From 20 to 25 October, the Grameen Crédit Agricole Foundation brought together in Ouagadougou (Burkina Faso), 22 African microfinance institutions (MFIs), partners supported within the framework of the African Facility, a scheme set up in 2013 by the Grameen Credit Agricole Foundation and the French Development Agency (AFD) to support a larger number of rural MFIs in sub-Saharan Africa.
On October 20th, the 42 representatives of the partner institutions met with the Foundation’s teams in order to assess the African Facility over the past year, welcome the new beneficiaries of the programme and share the best practices of the different institutions that attended, before meeting with representatives of AFD and Proparco present in Ouagadougou.
Participation in the African Microfinance Week
The African Facility partners also had the opportunity to participate in ADA’s African Microfinance Week (SAM 2019) from October 21st to 25th. Open to all microfinance practitioners, SAM is a common African platform for reflection and exchange among all stakeholders in the sector to accelerate in a sustainable manner both financial inclusion and economic growth of the continent.
This event aims to facilitate exchanges between microfinance professionals and foster synergies at regional and international level. With this in mind, the Foundation organized a training course on Adaptation of MFIs to climate change that brought together more than fifty professionals, mainly from Africa, concerned by the fact that the variations and the difficulty in predicting the climate put at risk the livelihoods of microfinance borrowers, and thereby threaten the future ability of MFIs to operate in rural areas.
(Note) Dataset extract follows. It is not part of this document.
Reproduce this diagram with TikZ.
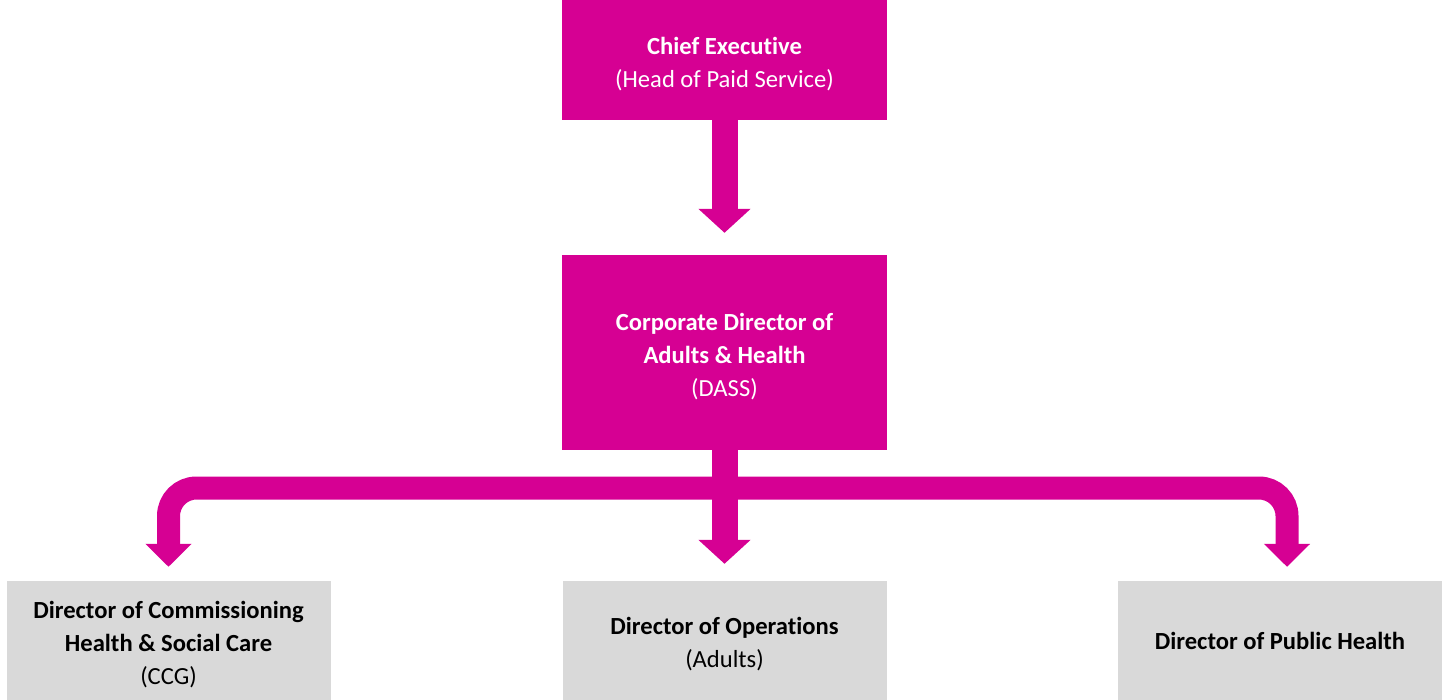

Represented by Philippe Guichandut, Director of Inclusive Finance Development, the Foundation also spoke at a round table on the state of the art of the inclusive finance sector and its contributions to the SDGs in Africa. He stressed, among other things, the challenges linked to the financial inclusion of refugees, the challenges of digital finance as well as the importance of financing small farms which remain at the heart of the Foundation’s concerns.